I was referencing cache efficiency when I talked about page replacement algorithms rather than paging to disk. Imagine a global ARC algorithm in a traditional system versus each unikernel having its own. The global hit rate would be better with a global algorithm than it would be with a local algorithm in each unikernel.

Even if your application does its own cache, the principle of a global algorithm being best ought to apply to filesystem metadata.

> Again, usually no file system cache in use. And most apps are started with a fixed heap size that consumes all of memory. There's no left-over/wasted memory that could be used by other apps.

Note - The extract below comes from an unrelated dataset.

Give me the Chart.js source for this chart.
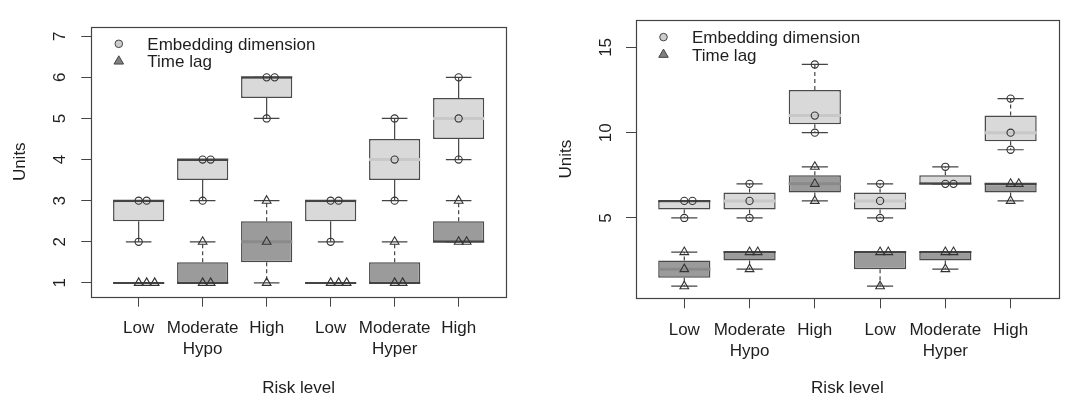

This is not the sort of application that I had in mind. I am still skeptical that unikernels are better, but I agree that they are not worse here. In this case, it seems to me that they are (theoretically) just a different way of doing things and are not better or worse.

Hypervisors offer decent security and performance guarantees, which means they are good for sharing resources among potentially hostile customers. Their simple resource semantics and small ABI makes for a fairly secure abstraction.
Kernels do as well. Both have had security exploits that lead to privilege escalation. As containerization matures, I expect the security of a container host to become similar to that of a hypervisor. They are essentially doing the same thing. The only place on which they differ is the kind of abstraction that they use.

LPARs/LDOMs are a much more secure abstraction for "sharing resources among potentially hostile customers". Those physically partition at the hardware. LPARs are used on the IBM mainframes and are "EAL5 Certified". LDOMs are the SPARC equivalent, but I do not know their EAL. Both traditional kernels and various hypervisors are EAL 4 (some are called EAL4+), which is not as secure.

I don't think kernels are inherently less secure than hypervisors, but as they stand, current hypervisor implementations have a better security track record than kernels. The basic point that I am trying to make is that both hypervisors and kernels are just pieces of software meant for partitioning and sharing hardware. Software that has simpler and smaller interfaces also has a lower probability of having bugs that lead to vulnerabilities. I agree that that there are better hardware partitioning implementations out there but unfortunately they are not so popular. I am looking forward to having formally verified kernels like seL4 become more popular.
Kernels usually provide quite a lot of abstraction in addition to secure partitioning and sharing. And that's arguably wrong: providing abstractions is complicated (thus inherently less secure), and one size does not fit all.

In a unikernel setup abstractions can live much more comfortably in libraries.

IBM terminology might be confusing me - but looking at published security targets it appears LPAR's themselves have only ever been evaluated at EAL4 with flaw remediation (ALC 2) and PR/SM being evaluated at EAL 5 but neither to any specific protection profile. This means that IBM created their own evaluations and gave themselves a "certification".

Protection profile less CC evaluations are worthless in the eyes of most governments and CC schemes, but kudos to IBM product management and marketing for creating competitive FUD.

As of a year ago LDOM's (Oracle VM for SPARC) hasn't had a CC evaluation and I'm not seeing anything currently in evaluation. Solaris Zones have been evaluated under the Solaris OSPP EAL4 + extensions evaluation.

The biggest reason that virtualization technologies haven't had a CC evaluation with a protection profile is that no US NIAP approved protection profile existed and the draft ones that were circulated were crap.

Assurance levels (EAL) are deprecated for newest NIAP protection profiles as the higher assurance levels (EAL4) were cost and time prohibited for vendors to complete before the product was outdated. Many people wrongly think common criteria is a security evaluation (free of bugs) - it's not - it's a security architecture evaluation (is the documented behavior working correctly).

There is a schism in CC - everything is changing - anything we know today is wrong and will change.

TL;DR: Common Criteria is a joke and doesn't actual mean what you think it does.